### The request
Starting at the first line of the listing below, retype each line up to and including the one that contains "Sans Narrow', 'Liberation". Leave pictures out.
══════
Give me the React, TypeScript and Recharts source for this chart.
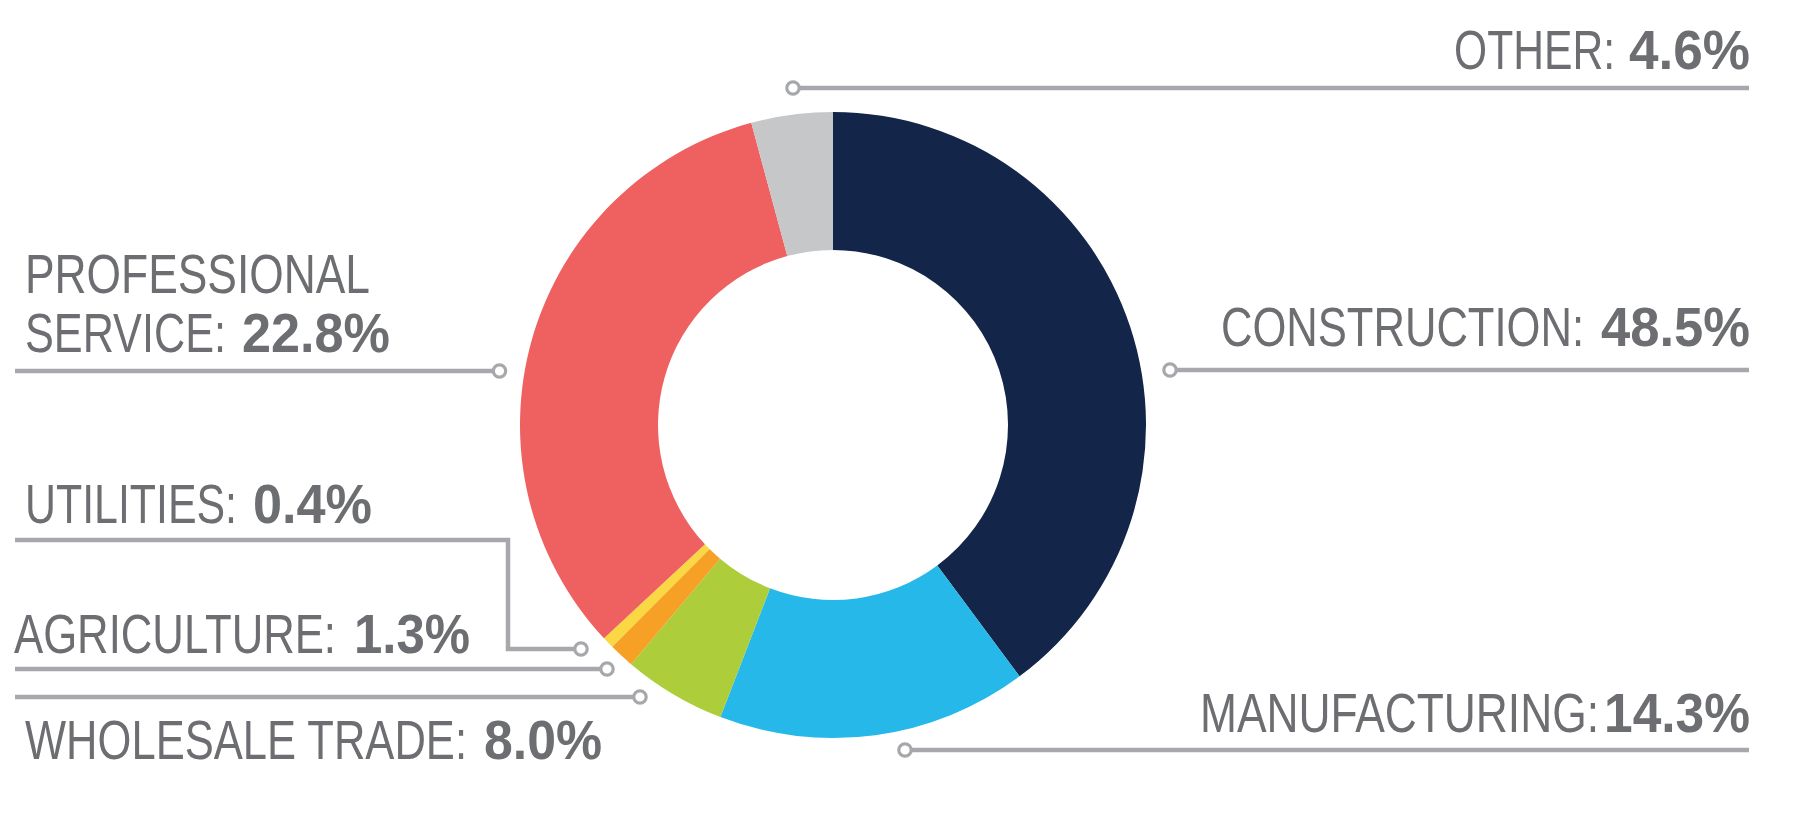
import { PieChart, Pie, Cell } from "recharts";

// slice sizes as drawn (share of the ring), clockwise from 12 o'clock
const categories = [
  "Construction",
  "Manufacturing",
  "Wholesale Trade",
  "Agriculture",
  "Utilities",
  "Professional Service",
  "Other",
];
const sliceShares = [39.8, 16.0, 5.3, 1.3, 0.6, 32.7, 4.2];
const labelNames = [
  "CONSTRUCTION:",
  "MANUFACTURING:",
  "WHOLESALE TRADE:",
  "AGRICULTURE:",
  "UTILITIES:",
  "PROFESSIONAL\nSERVICE:",
  "OTHER:",
];
const labelPercents = ["48.5%", "14.3%", "8.0%", "1.3%", "0.4%", "22.8%", "4.6%"];

const colors = ["#132548", "#26B8E8", "#ADCD3B", "#F6A126", "#F9D844", "#EF6160", "#C6C7C9"];
const lineColor = "#A7A8AB";
const textColor = "#6D6E71";
const font = "'Liberation Sans Narrow', 'Liberation Sans', sans-serif";

const chartData = categories.map((name, i) => ({ name, value: sliceShares[i] }));

// callout placement (ink extents): name lines (x, width, baseline), bold figure (x, width),
// and the leader line whose first point is the little ring
const labelLayout: any[] = [
  { nameX: [1224], nameW: [357], base: [346], pctX: 1603, pctW: 145, line: [[1170, 370], [1749, 370]] },
  { nameX: [1203], nameW: [393], base: [731.5], pctX: 1606, pctW: 142, line: [[905, 750], [1749, 750]] },
  { nameX: [28], nameW: [436], base: [759], pctX: 486, pctW: 114, line: [[640, 697], [15, 697]] },
  { nameX: [17], nameW: [316], base: [653], pctX: 356, pctW: 112, line: [[607, 669], [15, 669]] },
  { nameX: [28], nameW: [206], base: [523], pctX: 255, pctW: 115, line: [[581, 649], [508, 649], [508, 540], [15, 540]] },
  { nameX: [28, 28], nameW: [339, 195], base: [293, 352], pctX: 244, pctW: 144, line: [[499.5, 371], [15, 371]] },
  { nameX: [1457], nameW: [155], base: [68.5], pctX: 1631, pctW: 117, line: [[793, 88], [1749, 88]] },
];
// side bearings of the glyphs, so the ink lands on the measured extents
const nameBearing = 3;
const pctBearing = 2;

const renderLabel = (props: any) => {
  const i = props.index;
  const lay = labelLayout[i];
  const lines = labelNames[i].split("\n");
  const last = lines.length - 1;
  const d = lay.line
    .map((p: number[], k: number) => `${k ? "L" : "M"}${p[0]},${p[1]}`)
    .join(" ");
  const txt = { fontFamily: font, fontSize: 56, fill: textColor, lengthAdjust: "spacingAndGlyphs" } as any;
  return (
    <g key={`callout-${i}`}>
      <path d={d} fill="none" stroke={lineColor} strokeWidth={4.5} />
      <circle
        cx={lay.line[0][0]}
        cy={lay.line[0][1]}
        r={6.2}
        fill="#fff"
        stroke={lineColor}
        strokeWidth={3.2}
      />
      {lines.map((t: string, k: number) => (
        <text
          key={k}
          x={lay.nameX[k] - nameBearing}
          y={lay.base[k]}
          textLength={lay.nameW[k] + 2 * nameBearing}
          {...txt}
        >
          {t}
        </text>
      ))}
      <text
        x={lay.pctX - pctBearing}
        y={lay.base[last]}
        textLength={lay.pctW + 2 * pctBearing}
        fontWeight="bold"
        {...txt}
      >
        {labelPercents[i]}
      </text>
    </g>
  );
};

export default function App() {
  return (
    <div style={{ position: "absolute", left: 0, top: 0, width: 1817, height: 813, background: "#fff" }}>
      <PieChart width={1817} height={813} margin={{ top: 0, right: 0, bottom: 0, left: 0 }}>
        <Pie
          data={chartData}
          dataKey="value"
          nameKey="name"
          cx={833}
          cy={425}
          innerRadius={175}
          outerRadius={313}
          startAngle={90}
          endAngle={-270}
          stroke="none"
          label={renderLabel}
          labelLine={false}
          isAnimationActive={false}
        >
          {chartData.map((_, i) => (
            <Cell key={i} fill={colors[i]} />
          ))}
        </Pie>
      </PieChart>
    </div>
  );
}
══════
### Solved problem
Give me the React, TypeScript and Recharts source for this chart.
import { PieChart, Pie, Cell } from "recharts";

// slice sizes as drawn (share of the ring), clockwise from 12 o'clock
const categories = [
  "Construction",
  "Manufacturing",
  "Wholesale Trade",
  "Agriculture",
  "Utilities",
  "Professional Service",
  "Other",
];
const sliceShares = [39.8, 16.0, 5.3, 1.3, 0.6, 32.7, 4.2];
const labelNames = [
  "CONSTRUCTION:",
  "MANUFACTURING:",
  "WHOLESALE TRADE:",
  "AGRICULTURE:",
  "UTILITIES:",
  "PROFESSIONAL\nSERVICE:",
  "OTHER:",
];
const labelPercents = ["48.5%", "14.3%", "8.0%", "1.3%", "0.4%", "22.8%", "4.6%"];

const colors = ["#132548", "#26B8E8", "#ADCD3B", "#F6A126", "#F9D844", "#EF6160", "#C6C7C9"];
const lineColor = "#A7A8AB";
const textColor = "#6D6E71";
const font = "'Liberation Sans Narrow', 'Liberation Sans', sans-serif";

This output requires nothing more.